Malaysia's Purchasing Managers' Index (PMI) rose to 53.9 in April, from 49.9 in March, the strongest expansion recorded since the survey began in July 2012, according to IHS Markit.
In a statement today, it said the rise in the composite single-figure indicator of manufacturing performance indicated a solid improvement in the health of the manufacturing sector.
“April data suggested that output grew for the first time in nine months. The pace of growth was the strongest recorded since June 2020. Firms commonly attributed the renewed growth to improved market demand leading to increased orders.
“New order volumes also returned to expansion territory in April, the first rise since September 2018. The pace of the increase was solid, and the quickest in exactly seven years, as manufacturers noted stronger client confidence, notably for new products. Furthermore, new export sales increased for the first time since November 2019, as demand in key markets across Asia and the US recovered,” it said.
At the same time, IHS Markit said, there was a renewed fall in employment at Malaysian manufacturing firms in April.
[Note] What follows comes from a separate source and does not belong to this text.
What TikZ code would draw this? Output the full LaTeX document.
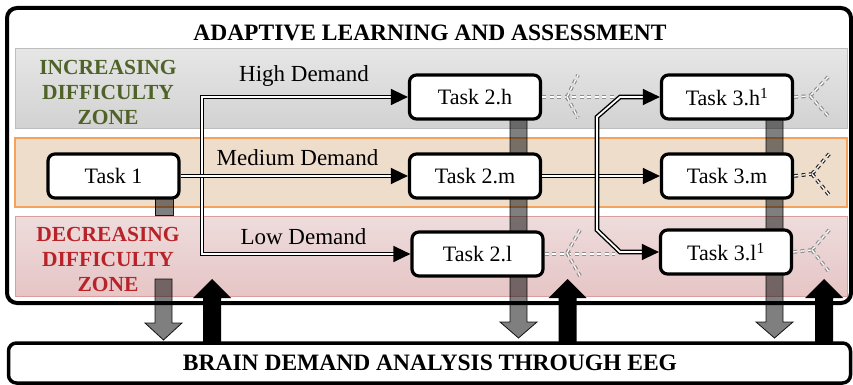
\documentclass[tikz,border=0pt]{standalone}
\usepackage{fontspec}
\setmainfont{Liberation Serif}
\usetikzlibrary{arrows.meta}
\definecolor{zgreen}{HTML}{4F6228}
\definecolor{zred}{HTML}{B8232A}
\definecolor{grayzT}{HTML}{E6E6E6}
\definecolor{grayzB}{HTML}{D2D2D2}
\definecolor{grayzD}{HTML}{BDBDBD}
\definecolor{orzF}{HTML}{EFDDCC}
\definecolor{orzD}{HTML}{F4A25C}
\definecolor{redzT}{HTML}{EEDCDC}
\definecolor{redzB}{HTML}{E6C5C6}
\definecolor{redzD}{HTML}{DA9E9E}
\definecolor{forkgray}{HTML}{8E8E8E}
\newcommand\DownBlk[5]{% x, ytop, ybase, ytip, style
  \filldraw[#5] ({#1-8.5},#2) -- ({#1+8.5},#2) -- ({#1+8.5},#3) -- ({#1+18.5},#3) -- (#1,#4) -- ({#1-18.5},#3) -- ({#1-8.5},#3) -- cycle;}
\newcommand\UpBlk[4]{% x, ybottom, ybase, ytip
  \fill[black] ({#1-9},#2) -- ({#1+9},#2) -- ({#1+9},#3) -- ({#1+19},#3) -- (#1,#4) -- ({#1-19},#3) -- ({#1-9},#3) -- cycle;}
\tikzset{
  bigtri/.tip={Triangle[length=17pt,width=16pt]},
  taskbox/.style={draw=black, line width=3.2pt, rounded corners=7pt, fill=white,
    minimum width=131pt, minimum height=44pt, inner sep=0pt,
    font=\fontsize{22}{26}\selectfont},
  dbl/.style={draw=black, line width=1.4pt, double=white, double distance=1.8pt},
  fork/.style={draw=forkgray, line width=1.2pt, double=white, double distance=1.3pt,
    dash pattern=on 4pt off 3.5pt},
  darkfork/.style={fork, draw=black!85},
  zonelabel/.style={align=center, font=\bfseries\fontsize{21.5}{25}\selectfont, inner sep=0pt},
  demand/.style={font=\fontsize{23}{27}\selectfont, inner sep=0pt},
  heading/.style={font=\bfseries\fontsize{23.5}{27}\selectfont, inner sep=0pt},
  graybar/.style={fill=black, fill opacity=0.5, draw=black, line width=0.8pt, draw opacity=0.9},
}
\begin{document}
\begin{tikzpicture}[x=1pt,y=-1pt]
\useasboundingbox (0,0) rectangle (853,385);
% outer frame
\draw[line width=4pt, rounded corners=10pt, fill=white] (7,8) rectangle (851,303);
% zones
\draw[draw=grayzD, line width=1pt, top color=grayzT, bottom color=grayzB] (15,49) rectangle (847,128);
\draw[draw=orzD, line width=1.2pt, fill=orzF] (15,138) rectangle (847,207);
\draw[draw=redzD, line width=1pt, top color=redzT, bottom color=redzB] (15,216) rectangle (847,296);
% titles
\node[heading] (title) at (430,33) {ADAPTIVE LEARNING AND ASSESSMENT};
\node[zonelabel, text=zgreen] (zinc) at (108,92) {INCREASING\\DIFFICULTY\\ZONE};
\node[zonelabel, text=zred] (zdec) at (108,259) {DECREASING\\DIFFICULTY\\ZONE};
% gray bars (behind task boxes)
\fill[graybar] (155,197) rectangle (173,215);
\DownBlk{163.5}{279}{323}{340}{graybar}
\DownBlk{518.5}{118}{322}{338}{graybar}
\DownBlk{774.5}{118}{322}{338}{graybar}
% demand labels
\node[demand] (lh) at (304,76) {High Demand};
\node[demand] (lm) at (297.5,158) {Medium Demand};
\node[demand] (ll) at (303.5,237) {Low Demand};
% task boxes
\node[taskbox] (t1) at (113.5,176) {Task 1};
\node[taskbox] (t2h) at (475,97) {Task 2.h};
\node[taskbox] (t2m) at (475,176) {Task 2.m};
\node[taskbox] (t2l) at (477.5,254) {Task 2.l};
\node[taskbox] (t3h) at (727,97) {Task 3.h\textsuperscript{1}};
\node[taskbox] (t3m) at (727,176) {Task 3.m};
\node[taskbox] (t3l) at (726,252) {Task 3.l\textsuperscript{1}};
% helper coordinates
\coordinate (jx) at (202,0);
\coordinate (kx) at (620,0);
\coordinate (ka) at (597,117);
\coordinate (kb) at (597,230);
\coordinate (dx) at (615,0);
% double connectors
\draw[dbl, {bigtri}-{bigtri}] (t2h.west) -- (t2h.west -| jx) -- (t2l.west -| jx) -- (t2l.west);
\draw[dbl, -{bigtri}] (t1.east) -- (t2m.west);
\draw[dbl, -{bigtri}] (t2m.east) -- (t3m.west);
\draw[dbl, {bigtri}-{bigtri}] (t3h.west) -- (t3h.west -| kx) -- (ka) -- (kb) -- (t3l.west -| kx) -- (t3l.west);
% dashed forks
\coordinate (f2h) at (567,97);
\coordinate (f2l) at (567,253);
\coordinate (f3h) at (810,96);
\coordinate (f3m) at (812,174);
\coordinate (f3l) at (812,250);
\draw[fork] (t2h.east) -- (t2h.east -| dx);
\draw[fork] (f2h) -- (578,75);
\draw[fork] (f2h) -- (578,118);
\draw[fork] (t2l.east) -- (t2l.east -| dx);
\draw[fork] (f2l) -- (580,230);
\draw[fork] (f2l) -- (580,276);
\draw[fork] (t3h.east) -- (f3h);
\draw[fork] (f3h) -- (830,75);
\draw[fork] (f3h) -- (830,118);
\draw[darkfork] (t3m.east) -- (f3m);
\draw[darkfork] (f3m) -- (830,153);
\draw[darkfork] (f3m) -- (830,196);
\draw[fork] (t3l.east) -- (f3l);
\draw[fork] (f3l) -- (830,229);
\draw[fork] (f3l) -- (830,273);
% bottom box
\node[draw=black, line width=3.5pt, rounded corners=8pt, fill=white, minimum width=842pt, minimum height=40pt, inner sep=0pt] (eeg) at (429.5,363) {};
\node[heading] (eegtxt) at (430,363) {BRAIN DEMAND ANALYSIS THROUGH EEG};
% black up arrows
\UpBlk{212}{342}{298}{279}
\UpBlk{567.5}{342}{298}{279}
\UpBlk{824}{342}{298}{279}
\end{tikzpicture}
\end{document}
“Though only marginal, staffing levels have now fallen in 12 of the last 13 months, with manufacturers noting a lack of foreign work permits being issued due to Covid-19 restrictions. As new orders returned to growth, firms commented that pressure had continued to build on capacity, as the amount of outstanding business increased for the second successive month,” it said.
Meanwhile, input costs increased for the eleventh consecutive month in April, reflecting higher prices of raw materials and logistics, said IHS Markit.
“The rate of input price inflation accelerated to the fastest in just over four years, and was rapid overall. Manufacturers partially passed these higher costs to clients through higher output charges, which rose at a marked pace and extended the current sequence of inflation to 11 months.
“Lengthening average lead times often meant businesses had difficulties sourcing inputs for production. As a result, firms purchased larger quantities to protect themselves from disruption, whilst also holding increased stocks of raw materials. Moreover, post-production inventories broadly stabilised. Firms that saw inventories decrease noted the use of stockpiles to fulfil orders, though this was partially offset by increased production,” it said.
Looking ahead, Malaysian manufacturers were increasingly optimistic regarding the year ahead outlook for output.
“Expectations reached the highest level since August 2019, underpinned by hopes that a successful vaccination programme would induce a broader economic recovery,” noted IHS Markit.